#### Task statement
Can you transcribe the data exactly? Leave the pictures out.

::::::::

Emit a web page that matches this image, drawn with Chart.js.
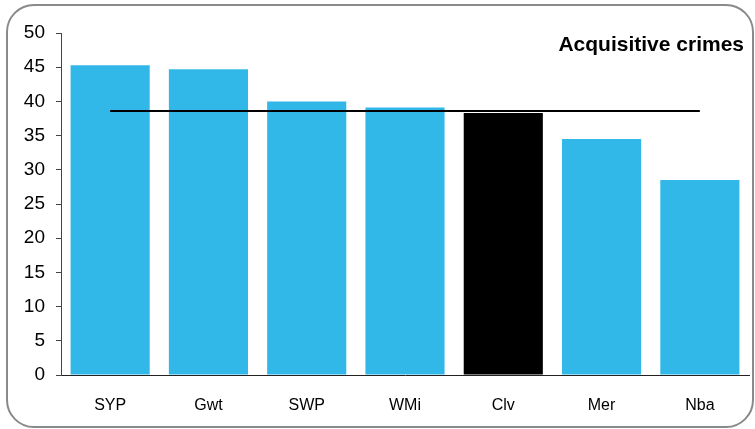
<!DOCTYPE html>
<html>
<head>
<meta charset="utf-8">
<script src="https://cdn.jsdelivr.net/npm/chart.js@4.4.0/dist/chart.umd.min.js"></script>
<style>
    html, body { margin: 0; padding: 0; background: #fff; }
    #wrap { position: relative; width: 755px; height: 429px; }
    #frame {
        position: absolute; left: 6px; top: 4px; width: 744px; height: 420px;
        border: 2px solid #8a8a8a; border-radius: 28px;
    }
    #chart { position: absolute; left: 0; top: 0; }
</style>
</head>
<body>
<div id="wrap">
    <div id="frame"></div>
    <canvas id="chart" width="755" height="429"></canvas>
</div>
<script>
const forces = ["SYP", "Gwt", "SWP", "WMi", "Clv", "Mer", "Nba"];
const crimeRates = [45.3, 44.7, 40.0, 39.1, 38.3, 34.5, 28.5];
const averageRate = 38.6;
const yTicks = [0, 5, 10, 15, 20, 25, 30, 35, 40, 45, 50];

const barColors = forces.map(f => f === "Clv" ? "#000000" : "#32b8e8");

const titlePlugin = {
    id: "cornerTitle",
    afterDraw(chart) {
        const ctx = chart.ctx;
        ctx.save();
        ctx.font = "bold 21px 'Liberation Sans', Arial, sans-serif";
        ctx.fillStyle = "#000";
        ctx.textAlign = "right";
        ctx.textBaseline = "middle";
        ctx.fillText("Acquisitive crimes", 744, 45);
        ctx.restore();
    }
};

new Chart(document.getElementById("chart"), {
    type: "bar",
    data: {
        labels: forces,
        datasets: [
            {
                type: "line",
                data: forces.map(() => averageRate),
                borderColor: "#000",
                borderWidth: 2,
                pointRadius: 0,
                order: 0
            },
            {
                data: crimeRates,
                backgroundColor: barColors,
                barPercentage: 0.805,
                categoryPercentage: 1.0,
                order: 1
            }
        ]
    },
    options: {
        responsive: false,
        animation: false,
        layout: { padding: { left: 0, top: 33, right: 6, bottom: 0 } },
        plugins: {
            legend: { display: false },
            tooltip: { enabled: false }
        },
        scales: {
            x: {
                grid: { display: false, drawTicks: false },
                border: { display: true, color: "#222", width: 1 },
                ticks: {
                    padding: 21,
                    color: "#000",
                    font: { family: "'Liberation Sans', Arial, sans-serif", size: 16 }
                },
                afterFit: scale => { scale.height = 54; }
            },
            y: {
                min: 0,
                max: 50,
                afterBuildTicks: scale => { scale.ticks = yTicks.map(v => ({ value: v })); },
                grid: { drawOnChartArea: false, drawTicks: true, tickLength: 5, color: "#444" },
                border: { display: true, color: "#444", width: 1 },
                ticks: {
                    padding: 11,
                    color: "#000",
                    font: { family: "'Liberation Sans', Arial, sans-serif", size: 19 }
                },
                afterFit: scale => { scale.width = 61; }
            }
        }
    },
    plugins: [titlePlugin]
});
</script>
</body>
</html>
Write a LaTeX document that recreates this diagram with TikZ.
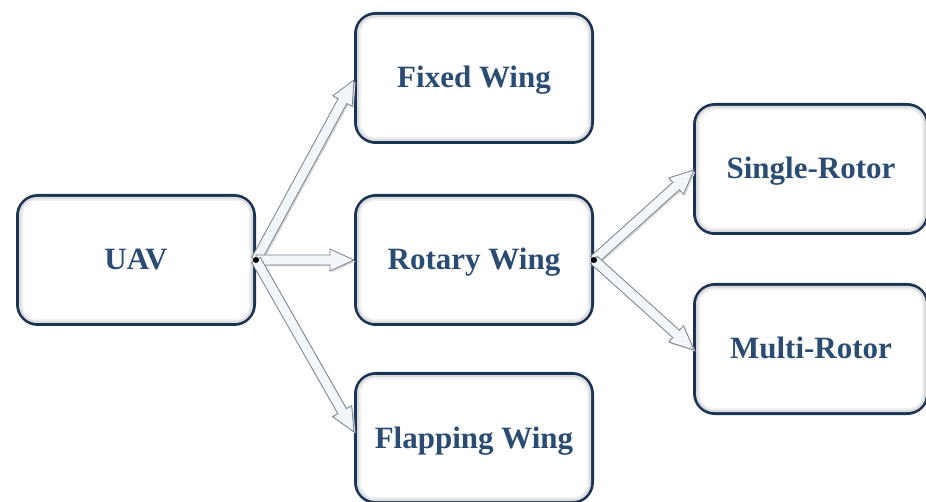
\documentclass[tikz,border=0pt]{standalone}
\usepackage{fontspec}
\setmainfont{Liberation Serif}
\usetikzlibrary{calc}
\definecolor{boxline}{RGB}{28,52,84}
\definecolor{txt}{RGB}{42,76,114}
\definecolor{arrfill}{RGB}{242,245,249}
\definecolor{arrline}{RGB}{120,128,140}
\tikzset{
  box/.style={draw=boxline, line width=4pt, fill=white, rounded corners=20pt,
    minimum width=236pt, minimum height=128pt, font=\fontsize{31}{33}\selectfont\bfseries,
    text=txt, inner sep=0pt, text height=20pt, text depth=0pt},
  glowa/.style={draw=gray!28, line width=2pt, rounded corners=17pt},
  glowb/.style={draw=gray!12, line width=2pt, rounded corners=15pt},
  blockarrow/.style={draw=arrline, fill=arrfill, line width=0.8pt, line join=miter},
  arrshadow/.style={fill=gray!30},
}
\newcommand{\boxglow}[1]{%
  \draw[glowb] ($(#1.south west)+(6,-6)$) rectangle ($(#1.north east)+(-6,6)$);
  \draw[glowa] ($(#1.south west)+(4,-4)$) rectangle ($(#1.north east)+(-4,4)$);}
\newcommand{\blockarr}[2]{%
  \path let \p1=(#1), \p2=(#2), \n1={atan2(\y2-\y1,\x2-\x1)}, \n2={veclen(\x2-\x1,\y2-\y1)}, \n3={\n2-24} in
    [shift={($(\p1)+(1.5pt,-1.5pt)$)}, rotate=\n1]
    [arrshadow] (0pt,-5pt) -- ({\n3*1pt},-5pt) -- ({\n3*1pt},-11pt) -- ({\n2*1pt},0pt)
      -- ({\n3*1pt},11pt) -- ({\n3*1pt},5pt) -- (0pt,5pt) -- cycle;
  \path let \p1=(#1), \p2=(#2), \n1={atan2(\y2-\y1,\x2-\x1)}, \n2={veclen(\x2-\x1,\y2-\y1)}, \n3={\n2-24} in
    [shift={(\p1)}, rotate=\n1]
    [blockarrow] (0pt,-5pt) -- ({\n3*1pt},-5pt) -- ({\n3*1pt},-11pt) -- ({\n2*1pt},0pt)
      -- ({\n3*1pt},11pt) -- ({\n3*1pt},5pt) -- (0pt,5pt) -- cycle;}
\begin{document}
\begin{tikzpicture}[x=1pt,y=-1pt]
\useasboundingbox (0,0) rectangle (926,502);
\node[box] (uav) at (136,260) {UAV};
\node[box] (fw) at (474,78) {Fixed Wing};
\node[box] (rw) at (474,260) {Rotary Wing};
\node[box] (flw) at (474,438) {Flapping Wing};
\node[box, minimum width=232pt] (sr) at (811,169) {Single-Rotor};
\node[box, minimum width=232pt] (mr) at (811,349) {Multi-Rotor};
\boxglow{uav}\boxglow{fw}\boxglow{rw}\boxglow{flw}\boxglow{sr}\boxglow{mr}
\coordinate (s1) at (uav.east);
\coordinate (s2) at (rw.east);
\coordinate (t1) at ($(fw.west)+(0,2)$);
\coordinate (t2) at (rw.west);
\coordinate (t3) at ($(flw.west)+(0,-6)$);
\coordinate (t4) at ($(sr.west)+(1,1)$);
\coordinate (t5) at ($(mr.west)+(1,1)$);
\blockarr{s1}{t1}
\blockarr{s1}{t2}
\blockarr{s1}{t3}
\blockarr{s2}{t4}
\blockarr{s2}{t5}
\fill[black] (s1) circle (3pt);
\fill[black] (s2) circle (3pt);
\end{tikzpicture}
\end{document}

::::::::

#### Result of the exercise
Emit a web page that matches this image, drawn with Chart.js.
<!DOCTYPE html>
<html>
<head>
<meta charset="utf-8">
<script src="https://cdn.jsdelivr.net/npm/chart.js@4.4.0/dist/chart.umd.min.js"></script>
<style>
    html, body { margin: 0; padding: 0; background: #fff; }
    #wrap { position: relative; width: 755px; height: 429px; }
    #frame {
        position: absolute; left: 6px; top: 4px; width: 744px; height: 420px;
        border: 2px solid #8a8a8a; border-radius: 28px;
    }
    #chart { position: absolute; left: 0; top: 0; }
</style>
</head>
<body>
<div id="wrap">
    <div id="frame"></div>
    <canvas id="chart" width="755" height="429"></canvas>
</div>
<script>
const forces = ["SYP", "Gwt", "SWP", "WMi", "Clv", "Mer", "Nba"];
const crimeRates = [45.3, 44.7, 40.0, 39.1, 38.3, 34.5, 28.5];
const averageRate = 38.6;
const yTicks = [0, 5, 10, 15, 20, 25, 30, 35, 40, 45, 50];

const barColors = forces.map(f => f === "Clv" ? "#000000" : "#32b8e8");

const titlePlugin = {
    id: "cornerTitle",
    afterDraw(chart) {
        const ctx = chart.ctx;
        ctx.save();
        ctx.font = "bold 21px 'Liberation Sans', Arial, sans-serif";
        ctx.fillStyle = "#000";
        ctx.textAlign = "right";
        ctx.textBaseline = "middle";
        ctx.fillText("Acquisitive crimes", 744, 45);
        ctx.restore();
    }
};

new Chart(document.getElementById("chart"), {
    type: "bar",
    data: {
        labels: forces,
        datasets: [
            {
                type: "line",
                data: forces.map(() => averageRate),
                borderColor: "#000",
                borderWidth: 2,
                pointRadius: 0,
                order: 0
            },
            {
                data: crimeRates,
                backgroundColor: barColors,
                barPercentage: 0.805,
                categoryPercentage: 1.0,
                order: 1
            }
        ]
    },
    options: {
        responsive: false,
        animation: false,
        layout: { padding: { left: 0, top: 33, right: 6, bottom: 0 } },
        plugins: {
            legend: { display: false },
            tooltip: { enabled: false }
        },
        scales: {
            x: {
                grid: { display: false, drawTicks: false },
                border: { display: true, color: "#222", width: 1 },
                ticks: {
                    padding: 21,
                    color: "#000",
                    font: { family: "'Liberation Sans', Arial, sans-serif", size: 16 }
                },
                afterFit: scale => { scale.height = 54; }
            },
            y: {
                min: 0,
                max: 50,
                afterBuildTicks: scale => { scale.ticks = yTicks.map(v => ({ value: v })); },
                grid: { drawOnChartArea: false, drawTicks: true, tickLength: 5, color: "#444" },
                border: { display: true, color: "#444", width: 1 },
                ticks: {
                    padding: 11,
                    color: "#000",
                    font: { family: "'Liberation Sans', Arial, sans-serif", size: 19 }
                },
                afterFit: scale => { scale.width = 61; }
            }
        }
    },
    plugins: [titlePlugin]
});
</script>
</body>
</html>
Write a LaTeX document that recreates this diagram with TikZ.
\documentclass[tikz,border=0pt]{standalone}
\usepackage{fontspec}
\setmainfont{Liberation Serif}
\usetikzlibrary{calc}
\definecolor{boxline}{RGB}{28,52,84}
\definecolor{txt}{RGB}{42,76,114}
\definecolor{arrfill}{RGB}{242,245,249}
\definecolor{arrline}{RGB}{120,128,140}
\tikzset{
  box/.style={draw=boxline, line width=4pt, fill=white, rounded corners=20pt,
    minimum width=236pt, minimum height=128pt, font=\fontsize{31}{33}\selectfont\bfseries,
    text=txt, inner sep=0pt, text height=20pt, text depth=0pt},
  glowa/.style={draw=gray!28, line width=2pt, rounded corners=17pt},
  glowb/.style={draw=gray!12, line width=2pt, rounded corners=15pt},
  blockarrow/.style={draw=arrline, fill=arrfill, line width=0.8pt, line join=miter},
  arrshadow/.style={fill=gray!30},
}
\newcommand{\boxglow}[1]{%
  \draw[glowb] ($(#1.south west)+(6,-6)$) rectangle ($(#1.north east)+(-6,6)$);
  \draw[glowa] ($(#1.south west)+(4,-4)$) rectangle ($(#1.north east)+(-4,4)$);}
\newcommand{\blockarr}[2]{%
  \path let \p1=(#1), \p2=(#2), \n1={atan2(\y2-\y1,\x2-\x1)}, \n2={veclen(\x2-\x1,\y2-\y1)}, \n3={\n2-24} in
    [shift={($(\p1)+(1.5pt,-1.5pt)$)}, rotate=\n1]
    [arrshadow] (0pt,-5pt) -- ({\n3*1pt},-5pt) -- ({\n3*1pt},-11pt) -- ({\n2*1pt},0pt)
      -- ({\n3*1pt},11pt) -- ({\n3*1pt},5pt) -- (0pt,5pt) -- cycle;
  \path let \p1=(#1), \p2=(#2), \n1={atan2(\y2-\y1,\x2-\x1)}, \n2={veclen(\x2-\x1,\y2-\y1)}, \n3={\n2-24} in
    [shift={(\p1)}, rotate=\n1]
    [blockarrow] (0pt,-5pt) -- ({\n3*1pt},-5pt) -- ({\n3*1pt},-11pt) -- ({\n2*1pt},0pt)
      -- ({\n3*1pt},11pt) -- ({\n3*1pt},5pt) -- (0pt,5pt) -- cycle;}
\begin{document}
\begin{tikzpicture}[x=1pt,y=-1pt]
\useasboundingbox (0,0) rectangle (926,502);
\node[box] (uav) at (136,260) {UAV};
\node[box] (fw) at (474,78) {Fixed Wing};
\node[box] (rw) at (474,260) {Rotary Wing};
\node[box] (flw) at (474,438) {Flapping Wing};
\node[box, minimum width=232pt] (sr) at (811,169) {Single-Rotor};
\node[box, minimum width=232pt] (mr) at (811,349) {Multi-Rotor};
\boxglow{uav}\boxglow{fw}\boxglow{rw}\boxglow{flw}\boxglow{sr}\boxglow{mr}
\coordinate (s1) at (uav.east);
\coordinate (s2) at (rw.east);
\coordinate (t1) at ($(fw.west)+(0,2)$);
\coordinate (t2) at (rw.west);
\coordinate (t3) at ($(flw.west)+(0,-6)$);
\coordinate (t4) at ($(sr.west)+(1,1)$);
\coordinate (t5) at ($(mr.west)+(1,1)$);
\blockarr{s1}{t1}
\blockarr{s1}{t2}
\blockarr{s1}{t3}
\blockarr{s2}{t4}
\blockarr{s2}{t5}
\fill[black] (s1) circle (3pt);
\fill[black] (s2) circle (3pt);
\end{tikzpicture}
\end{document}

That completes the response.